Dialog-based Language Learning
Note: Do not start editing until 8th Nov 2017
This page will be published for editing by EOD 7th Nov 2017 This page is a summary for NIPS 2016 paper - Dialog-based Language Learning by Jason Weston.
One of the ways humans learn language, especially second language or language learning by students, is by communication and getting its feedback. However, most existing research in Natural Language Understanding has focused on supervised learning from fixed training sets of labeled data. This kind of supervision is not realistic of how humans learn, where language is both learned by, and used for, communication. When humans act in dialogs (i.e., make speech utterances) the feedback from other human’s responses contain very rich information. This is perhaps most pronounced in a student/teacher scenario where the teacher provides positive feedback for successful communication and corrections for unsuccessful ones.
This paper is about dialog-based language learning, where supervision is given naturally and implicitly in the response of the dialog partner during the conversation. This paper is a step towards the ultimate goal of being able to develop an intelligent dialog agent that can learn while conducting conversations. Specifically this paper explores whether we can train machine learning models to learn from dialog.
Contributions of this paper
- Introduce a set of tasks that model natural feedback from a teacher and hence assess the feasibility of dialog-based language learning.
- Evaluated some baseline models on this data and compared them to standard supervised learning.

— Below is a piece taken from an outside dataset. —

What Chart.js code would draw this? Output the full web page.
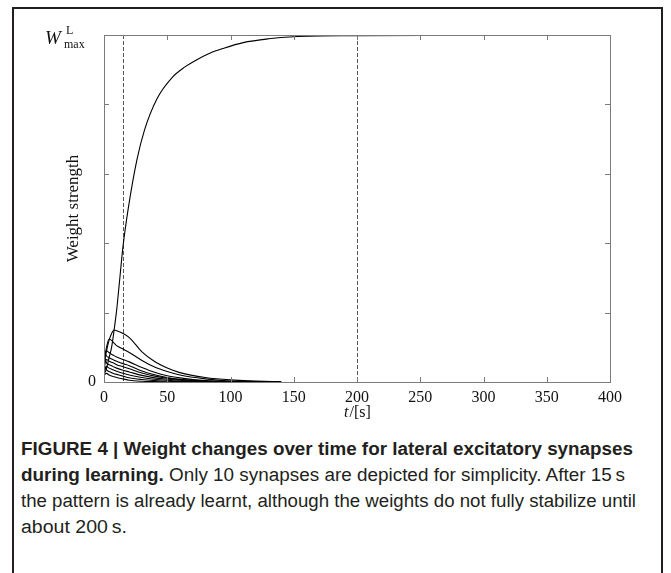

- Introduced a novel forward prediction model, whereby the learner tries to predict the teacher’s replies to its actions, which yields promising results, even with no reward signal at all
Background on Memory Networks
A memory network combines learning strategies from the machine learning literature with a memory component that can be read and written to.
The high-level view of a memory network is as follows:
- There is a memory, m, an indexed array of objects (e.g. vectors or arrays of strings).
- An input feature map I, which converts the incoming input to the internal feature representation
- A generalization component G which updates old memories given the new input.
- An output feature map O, which produces a new output in the feature representation space given the new input and the current memory state.
- A response component R which converts the output into the response format desired – for example, a textual response or an action.
I,G,O and R can all potentially be learned components and make use of any ideas from the existing machine learning literature.
In question answering systems for example, the components may be instantiated as follows:
- I can make use of standard pre-processing such as parsing, coreference, and entity resolution. It could also encode the input into an internal feature representation by converting from text to a sparse or dense feature vector.
- The simplest form of G is to introduce a function H which maps the internal feature representation produced by I to an individual memory slot, and just updates the memory at H(I(x)).
- O Reads from memory and performs inference to deduce the set of relevant memories needed to perform a good response.
- R would produce the actual wording of the question answer based on the memories found by O. For example, R could be an RNN conditioned on the output of O
When the components I,G,O, & R are neural networks, the authors describe the resulting system as a Memory Neural Network (MemNN). They build a MemNN for QA (question answering) problems and compare it to RNNs (Recurrent Neural Network) and LSTMs (Long Short Term Memory RNNs) and find that it gives superior performance.